Exercise task: Copy out every line containing the word "page".
___ Data supplied
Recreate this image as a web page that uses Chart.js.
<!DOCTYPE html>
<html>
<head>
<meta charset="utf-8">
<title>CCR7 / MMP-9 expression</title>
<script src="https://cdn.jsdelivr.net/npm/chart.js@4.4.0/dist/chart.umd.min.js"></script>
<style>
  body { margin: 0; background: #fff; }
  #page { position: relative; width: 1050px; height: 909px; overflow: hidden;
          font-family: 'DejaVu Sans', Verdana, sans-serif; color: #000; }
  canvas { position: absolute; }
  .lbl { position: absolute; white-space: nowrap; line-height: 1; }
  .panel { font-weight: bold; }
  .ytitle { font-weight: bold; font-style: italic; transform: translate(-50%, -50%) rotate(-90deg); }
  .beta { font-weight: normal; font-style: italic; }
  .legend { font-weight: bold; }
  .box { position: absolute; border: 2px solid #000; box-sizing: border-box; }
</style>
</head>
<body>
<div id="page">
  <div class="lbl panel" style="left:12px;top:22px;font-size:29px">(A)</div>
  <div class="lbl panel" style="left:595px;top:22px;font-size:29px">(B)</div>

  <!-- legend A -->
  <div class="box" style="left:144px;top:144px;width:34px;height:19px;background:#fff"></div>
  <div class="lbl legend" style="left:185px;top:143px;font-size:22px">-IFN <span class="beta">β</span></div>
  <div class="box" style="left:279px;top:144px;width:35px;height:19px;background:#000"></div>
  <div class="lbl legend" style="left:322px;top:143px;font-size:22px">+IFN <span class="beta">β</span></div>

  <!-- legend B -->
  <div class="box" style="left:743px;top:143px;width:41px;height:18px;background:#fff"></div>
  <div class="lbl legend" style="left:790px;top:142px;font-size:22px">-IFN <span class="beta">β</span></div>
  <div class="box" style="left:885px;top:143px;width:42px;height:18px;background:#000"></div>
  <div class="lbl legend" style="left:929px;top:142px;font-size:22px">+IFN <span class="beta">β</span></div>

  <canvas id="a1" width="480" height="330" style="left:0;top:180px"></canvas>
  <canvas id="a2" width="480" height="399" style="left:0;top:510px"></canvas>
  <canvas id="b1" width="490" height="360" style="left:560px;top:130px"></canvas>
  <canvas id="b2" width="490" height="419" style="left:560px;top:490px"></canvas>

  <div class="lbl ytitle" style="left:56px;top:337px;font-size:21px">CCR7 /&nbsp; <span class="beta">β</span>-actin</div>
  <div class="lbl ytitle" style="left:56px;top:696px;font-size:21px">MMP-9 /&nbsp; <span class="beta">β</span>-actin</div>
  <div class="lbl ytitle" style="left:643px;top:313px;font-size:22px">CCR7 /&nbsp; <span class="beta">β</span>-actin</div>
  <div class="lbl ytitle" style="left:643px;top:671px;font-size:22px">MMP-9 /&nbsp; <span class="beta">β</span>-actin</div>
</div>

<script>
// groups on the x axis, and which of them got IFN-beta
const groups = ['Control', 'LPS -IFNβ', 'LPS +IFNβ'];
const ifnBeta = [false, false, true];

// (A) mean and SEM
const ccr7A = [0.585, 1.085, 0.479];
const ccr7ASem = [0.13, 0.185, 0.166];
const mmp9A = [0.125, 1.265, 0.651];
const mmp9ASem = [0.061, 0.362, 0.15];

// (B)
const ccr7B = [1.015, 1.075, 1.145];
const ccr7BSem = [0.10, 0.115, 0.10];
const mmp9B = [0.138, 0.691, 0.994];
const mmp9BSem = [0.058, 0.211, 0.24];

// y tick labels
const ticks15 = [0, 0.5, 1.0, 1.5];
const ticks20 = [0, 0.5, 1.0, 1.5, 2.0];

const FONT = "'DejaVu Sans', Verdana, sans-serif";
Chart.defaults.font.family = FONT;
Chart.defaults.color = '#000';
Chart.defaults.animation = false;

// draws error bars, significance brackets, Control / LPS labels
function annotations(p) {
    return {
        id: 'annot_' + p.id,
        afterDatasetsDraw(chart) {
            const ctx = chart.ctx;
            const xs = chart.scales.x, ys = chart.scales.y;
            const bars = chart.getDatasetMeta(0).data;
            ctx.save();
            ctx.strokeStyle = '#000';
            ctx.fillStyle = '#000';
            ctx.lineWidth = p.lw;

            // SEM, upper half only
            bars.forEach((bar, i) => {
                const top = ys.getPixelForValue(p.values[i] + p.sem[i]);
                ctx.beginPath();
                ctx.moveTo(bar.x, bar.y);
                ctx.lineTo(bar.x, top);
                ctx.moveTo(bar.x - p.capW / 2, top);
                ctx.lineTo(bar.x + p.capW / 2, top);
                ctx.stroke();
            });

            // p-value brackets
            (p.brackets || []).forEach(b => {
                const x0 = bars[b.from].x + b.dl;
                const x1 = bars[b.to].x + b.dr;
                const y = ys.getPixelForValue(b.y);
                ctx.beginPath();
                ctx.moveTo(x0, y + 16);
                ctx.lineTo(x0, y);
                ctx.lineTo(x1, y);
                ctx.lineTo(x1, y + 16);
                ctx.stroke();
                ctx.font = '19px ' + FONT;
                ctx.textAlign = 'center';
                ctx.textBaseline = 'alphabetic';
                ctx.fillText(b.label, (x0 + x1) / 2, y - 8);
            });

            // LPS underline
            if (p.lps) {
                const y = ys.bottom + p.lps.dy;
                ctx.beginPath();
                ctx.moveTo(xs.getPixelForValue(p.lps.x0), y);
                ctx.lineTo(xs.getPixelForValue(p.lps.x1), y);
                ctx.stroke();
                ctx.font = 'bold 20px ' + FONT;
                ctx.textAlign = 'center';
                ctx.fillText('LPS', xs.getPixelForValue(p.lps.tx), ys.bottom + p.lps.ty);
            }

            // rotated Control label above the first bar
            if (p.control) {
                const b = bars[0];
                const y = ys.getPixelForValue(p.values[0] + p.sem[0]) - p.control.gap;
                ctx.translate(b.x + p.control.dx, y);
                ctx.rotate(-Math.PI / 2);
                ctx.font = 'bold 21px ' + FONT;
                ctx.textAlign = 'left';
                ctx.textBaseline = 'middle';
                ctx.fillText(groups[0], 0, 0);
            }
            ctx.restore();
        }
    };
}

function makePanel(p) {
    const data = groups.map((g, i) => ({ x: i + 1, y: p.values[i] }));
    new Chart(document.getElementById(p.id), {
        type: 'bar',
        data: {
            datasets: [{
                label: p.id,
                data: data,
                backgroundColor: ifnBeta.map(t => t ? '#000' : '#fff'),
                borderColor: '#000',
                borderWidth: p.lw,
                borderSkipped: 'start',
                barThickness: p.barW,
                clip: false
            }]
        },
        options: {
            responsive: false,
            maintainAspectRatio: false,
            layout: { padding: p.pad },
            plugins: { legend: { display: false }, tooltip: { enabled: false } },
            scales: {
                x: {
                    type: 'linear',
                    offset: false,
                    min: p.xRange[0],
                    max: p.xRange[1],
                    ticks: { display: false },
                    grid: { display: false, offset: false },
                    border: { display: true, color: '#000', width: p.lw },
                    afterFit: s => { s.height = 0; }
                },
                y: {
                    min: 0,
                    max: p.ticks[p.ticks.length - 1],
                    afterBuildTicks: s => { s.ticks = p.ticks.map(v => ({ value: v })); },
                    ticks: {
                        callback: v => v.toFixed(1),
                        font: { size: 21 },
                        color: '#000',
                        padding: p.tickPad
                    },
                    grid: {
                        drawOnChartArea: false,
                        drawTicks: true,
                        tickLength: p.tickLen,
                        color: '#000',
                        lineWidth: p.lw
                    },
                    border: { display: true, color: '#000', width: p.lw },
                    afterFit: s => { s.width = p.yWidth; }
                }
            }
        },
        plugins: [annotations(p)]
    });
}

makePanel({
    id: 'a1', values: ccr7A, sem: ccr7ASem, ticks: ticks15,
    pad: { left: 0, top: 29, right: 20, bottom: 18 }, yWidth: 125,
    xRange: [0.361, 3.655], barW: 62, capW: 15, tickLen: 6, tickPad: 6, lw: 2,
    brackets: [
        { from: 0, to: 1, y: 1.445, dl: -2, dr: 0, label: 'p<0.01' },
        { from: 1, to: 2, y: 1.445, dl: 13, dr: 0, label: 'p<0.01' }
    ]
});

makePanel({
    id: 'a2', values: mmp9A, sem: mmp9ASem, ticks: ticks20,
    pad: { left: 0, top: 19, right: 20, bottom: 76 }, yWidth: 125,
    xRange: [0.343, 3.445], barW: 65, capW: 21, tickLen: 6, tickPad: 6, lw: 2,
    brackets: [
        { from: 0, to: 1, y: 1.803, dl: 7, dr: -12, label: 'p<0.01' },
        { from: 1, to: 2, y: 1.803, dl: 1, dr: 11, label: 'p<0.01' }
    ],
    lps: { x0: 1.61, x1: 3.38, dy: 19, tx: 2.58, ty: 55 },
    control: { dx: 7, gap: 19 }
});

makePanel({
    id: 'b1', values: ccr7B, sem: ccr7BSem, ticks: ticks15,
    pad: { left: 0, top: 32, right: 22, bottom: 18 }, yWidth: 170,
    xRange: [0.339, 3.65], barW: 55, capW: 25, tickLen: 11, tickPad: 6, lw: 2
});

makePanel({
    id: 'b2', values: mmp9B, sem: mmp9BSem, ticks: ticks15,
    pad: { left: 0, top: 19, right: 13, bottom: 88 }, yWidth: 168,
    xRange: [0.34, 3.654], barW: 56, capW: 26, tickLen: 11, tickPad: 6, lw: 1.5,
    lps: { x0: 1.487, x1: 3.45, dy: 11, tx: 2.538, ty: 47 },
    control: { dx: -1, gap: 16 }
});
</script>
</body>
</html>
______
___ Data supplied
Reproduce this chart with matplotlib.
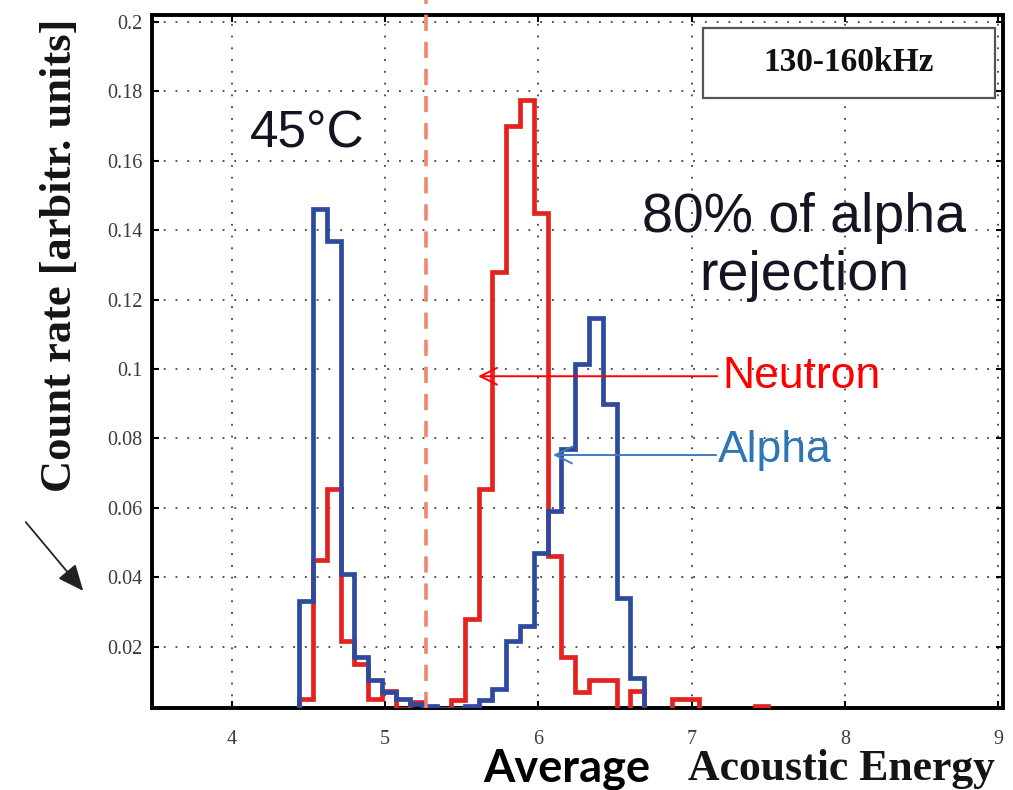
______
The solution:
Recreate this image as a web page that uses Chart.js.
  #page { position: relative; width: 1050px; height: 909px; overflow: hidden;
<div id="page">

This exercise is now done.